Originally Posted by
Corrupt
You really are thinking too heavily into computational power and have to research the different hashing algorithims and they computational speed relative to benchmark tests. In this chain, most of the hashing runs off either SHA-1 (Item Hashing) and SHA-256/SHA-512 (Block and Transaction Hashing). These have different purposes and used for very specific instances. For example of Items, the hashing is on a 36 byte range, which SHA-1 runs about ~587.9 ms per 1M operations. In the aspect of lets say 25000 players all running at once, the hashing function for the items would be able to handle all 25000 without even a notice, even 50000 players wouldnt see much of any notice. SHA-256 and SHA-512 are used for hashing the blocks and transactions, which arent iterated as much as lets say item hashing. SHA-1 stores 40 char hashing, which makes it one of the fastest for this, as say SHA-512 holds 128 char hash. Hashing honestly doesn't take that much computational power to process if you know how to do it properly. but, give this question I did some test :
2500000 Hashing Operations 6.2406178 seconds
400601.3635380779 hashing operations per second
So this is roughly about 400k hashing functions per second that can be analyzed with Item stacking. This specific test ran creating a new item 2500x, and than adding 1 quantity to that item 1000x which rehashes after each quantity. So honestly, in comparison of computation power, it is beyond scalable and very diverse.

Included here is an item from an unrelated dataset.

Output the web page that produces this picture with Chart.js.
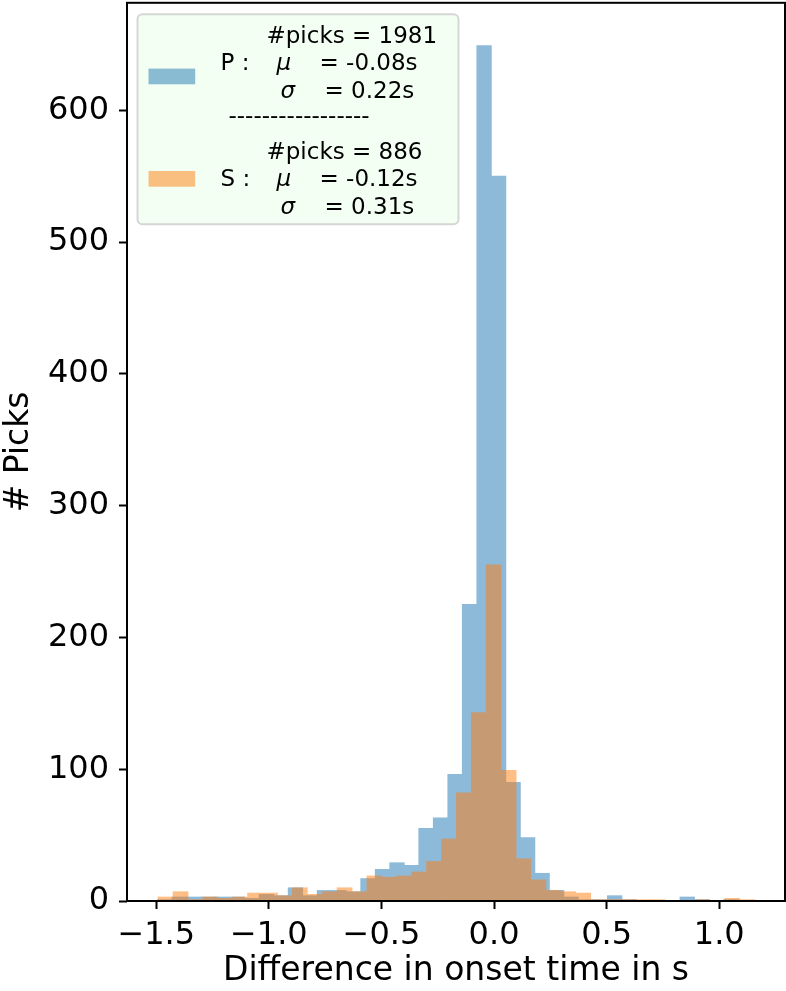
<!DOCTYPE html>
<html>
<head>
<meta charset="utf-8">
<script src="https://cdn.jsdelivr.net/npm/chart.js@4.4.1/dist/chart.umd.min.js"></script>
<style>
  html, body { margin: 0; padding: 0; background: #ffffff; }
  #wrap { width: 786px; height: 991px; position: relative; }
</style>
</head>
<body>
<div id="wrap"><canvas id="c" width="786" height="991"></canvas></div>
<script>
// Histogram bins (seconds): first edge and bin width, 40 bins per phase
const pBinStart = -1.4942;
const pBinWidth = 0.06444;
const sBinStart = -1.4916;
const sBinWidth = 0.06622;

// Number of picks per bin
const pCounts = [1, 3, 3, 3, 3, 3, 2, 5, 4, 10, 4, 8, 8, 7, 17, 24, 29, 27, 55, 63,
                 96, 225, 649, 550, 90, 48, 21, 8, 3, 1, 1, 4, 1, 0, 0, 0, 3, 1, 0, 1];
const sCounts = [3, 7, 1, 3, 2, 3, 6, 6, 4, 10, 5, 7, 10, 7, 19, 18, 19, 22, 30, 47,
                 82, 143, 255, 99, 32, 16, 8, 7, 6, 1, 1, 1, 1, 1, 0, 0, 1, 0, 2, 1];

// Axis ticks
const xTicks = [-1.5, -1.0, -0.5, 0.0, 0.5, 1.0];
const yTicks = [0, 100, 200, 300, 400, 500, 600];

// Legend statistics
const phaseNames = ['P', 'S'];
const phasePicks = [1981, 886];
const phaseMu = ['-0.08s', '-0.12s'];
const phaseSigma = ['0.22s', '0.31s'];

const xMin = -1.63, xMax = 1.292;
const yMax = 681.5;

const FONT = 'DejaVu Sans';
const HIST_ALPHA = 0.5;
const blueSolid = 'rgb(31,119,180)';
const orangeSolid = 'rgb(255,127,14)';
const blueFill = 'rgba(31,119,180,0.5)';
const orangeFill = 'rgba(255,127,14,0.5)';

Chart.defaults.font.family = FONT;
Chart.defaults.color = '#000';

const toPoints = (counts, start, width) =>
  counts.map((c, i) => ({ x: start + width * (i + 0.5), y: c }));

// Each histogram is painted opaque on its own layer, then blended at HIST_ALPHA,
// so neighbouring bars join without hairline seams.
const histLayer = {
  id: 'histLayer',
  beforeDatasetDraw(chart, args) {
    if (!this.canvas) this.canvas = document.createElement('canvas');
    this.canvas.width = chart.width;
    this.canvas.height = chart.height;
    const lctx = this.canvas.getContext('2d');
    lctx.clearRect(0, 0, chart.width, chart.height);
    args.meta.controller._ctx = lctx;
  },
  afterDatasetDraw(chart, args) {
    args.meta.controller._ctx = chart.ctx;
    const ctx = chart.ctx;
    const a = chart.chartArea;
    ctx.save();
    ctx.beginPath();
    ctx.rect(a.left, a.top, a.right - a.left, a.bottom - a.top);
    ctx.clip();
    ctx.globalAlpha = HIST_ALPHA;
    ctx.drawImage(this.canvas, 0, 0);
    ctx.restore();
  }
};

// Frame around the plotting area (all four spines)
const framePlugin = {
  id: 'frame',
  afterDatasetsDraw(chart) {
    const { ctx, chartArea: a } = chart;
    ctx.save();
    ctx.strokeStyle = '#000';
    ctx.lineWidth = 2;
    ctx.strokeRect(a.left, a.top, a.right - a.left, a.bottom - a.top);
    ctx.restore();
  }
};

// Legend with per-phase statistics, anchored to the upper-left corner of the axes
const statsLegend = {
  id: 'statsLegend',
  afterDraw(chart) {
    const { ctx, chartArea: a } = chart;
    const bx = a.left + 10.5, by = a.top + 11.5, bw = 321, bh = 210;
    ctx.save();
    ctx.beginPath();
    ctx.roundRect(bx, by, bw, bh, 5);
    ctx.fillStyle = 'rgba(240,255,240,0.8)';
    ctx.fill();
    ctx.strokeStyle = 'rgba(204,204,204,0.8)';
    ctx.lineWidth = 2;
    ctx.stroke();

    const regular = '23px "' + FONT + '"';
    const italic = 'italic 23px "' + FONT + '"';
    const fills = [blueFill, orangeFill];
    const blockTop = [0, 116];
    const handleTop = [54.3, 156.7];
    ctx.textBaseline = 'alphabetic';
    ctx.textAlign = 'left';
    for (let k = 0; k < 2; k++) {
      const t = by + blockTop[k];
      ctx.fillStyle = fills[k];
      ctx.fillRect(bx + 11, by + handleTop[k], 46.7, 15.7);
      ctx.fillStyle = '#000';
      ctx.font = regular;
      ctx.fillText('#picks = ' + phasePicks[k], bx + 129, t + 28.3);
      ctx.fillText(phaseNames[k] + ' :', bx + 83, t + 56);
      ctx.fillText('= ' + phaseMu[k], bx + 182, t + 56);
      ctx.fillText('= ' + phaseSigma[k], bx + 187, t + 83.3);
      ctx.font = italic;
      ctx.fillText('\u03bc', bx + 139, t + 56);
      ctx.fillText('\u03c3', bx + 143, t + 83.3);
    }
    ctx.font = regular;
    ctx.fillText('-----------------', bx + 91, by + 109);
    ctx.restore();
  }
};

const fmtX = v => (v < 0 ? '\u2212' : '') + Math.abs(v).toFixed(1);

// Keep the plotting area fixed: no extra room reserved for overhanging tick labels
const noOverhang = s => {
  s.paddingTop = 0; s.paddingBottom = 0; s.paddingLeft = 0; s.paddingRight = 0;
};

new Chart(document.getElementById('c'), {
  type: 'bar',
  data: {
    datasets: [
      {
        label: 'P',
        data: toPoints(pCounts, pBinStart, pBinWidth),
        xAxisID: 'x',
        backgroundColor: blueSolid,
        borderWidth: 0,
        inflateAmount: 0.4,
        barPercentage: 1,
        categoryPercentage: 1,
        grouped: false,
        order: 1
      },
      {
        label: 'S',
        data: toPoints(sCounts, sBinStart, sBinWidth),
        xAxisID: 'xS',
        backgroundColor: orangeSolid,
        borderWidth: 0,
        inflateAmount: 0.4,
        barPercentage: 1,
        categoryPercentage: 1,
        grouped: false,
        order: 0
      }
    ]
  },
  options: {
    responsive: false,
    animation: false,
    devicePixelRatio: 1,
    layout: { padding: { top: 2.8, right: 1, left: 0, bottom: 0 } },
    plugins: {
      legend: { display: false },
      tooltip: { enabled: false }
    },
    scales: {
      x: {
        type: 'linear',
        position: 'bottom',
        min: xMin,
        max: xMax,
        offset: false,
        afterBuildTicks: s => { s.ticks = xTicks.map(v => ({ value: v })); },
        afterFit: s => { s.height = 90; noOverhang(s); },
        border: { display: false },
        grid: {
          drawOnChartArea: false, drawTicks: true, tickLength: 8,
          tickWidth: 2, tickColor: '#000', offset: false
        },
        ticks: {
          color: '#000', font: { family: FONT, size: 32 }, padding: 7,
          maxRotation: 0, autoSkip: false, callback: v => fmtX(v)
        },
        title: {
          display: true, text: 'Difference in onset time in s', color: '#000',
          font: { family: FONT, size: 33 }, padding: { top: 0, bottom: 0 }
        }
      },
      xS: {
        type: 'linear',
        position: 'bottom',
        min: xMin,
        max: xMax,
        offset: false,
        display: false,
        afterBuildTicks: s => { s.ticks = xTicks.map(v => ({ value: v })); }
      },
      y: {
        type: 'linear',
        position: 'left',
        min: 0,
        max: yMax,
        afterBuildTicks: s => { s.ticks = yTicks.map(v => ({ value: v })); },
        afterFit: s => { s.width = 127; noOverhang(s); },
        border: { display: false },
        grid: {
          drawOnChartArea: false, drawTicks: true, tickLength: 8,
          tickWidth: 2, tickColor: '#000'
        },
        ticks: {
          color: '#000', font: { family: FONT, size: 32 }, padding: 10,
          callback: v => String(v)
        },
        title: {
          display: true, text: '# Picks', color: '#000',
          font: { family: FONT, size: 33 }, padding: { top: 0, bottom: 0 }
        }
      }
    }
  },
  plugins: [histLayer, framePlugin, statsLegend]
});
</script>
</body>
</html>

The item hashing is done in a very specific way, in which the transaction itself keeps the signatures of the item and the quantity it was passed. The items also have an array of strings that hold the wallet address of the past 32 members who held that specific item. Both are these are used to compare hashing, and to compare transactions from the chain to the actual item they hold. If the chain sees lets say 40 and the item is higher, it runs through its signature hashing, verifies that the hashing is different, than uses the quantity on the chain to replace and rehashes it to the expected value. If the item didnt go through the chain and verifies to the hash it has, the item will be deleted back to the value the chain verifies.
chain verifications are one of the beautiful things that comes with this tech. if done right, the entire chain can verify itself with every single instance of object running on the server, including npcs and players if i decide to add that in. The true nature of blockchain is that everything is stored through a ledger and anything that the ledger cant account for is considered invalid.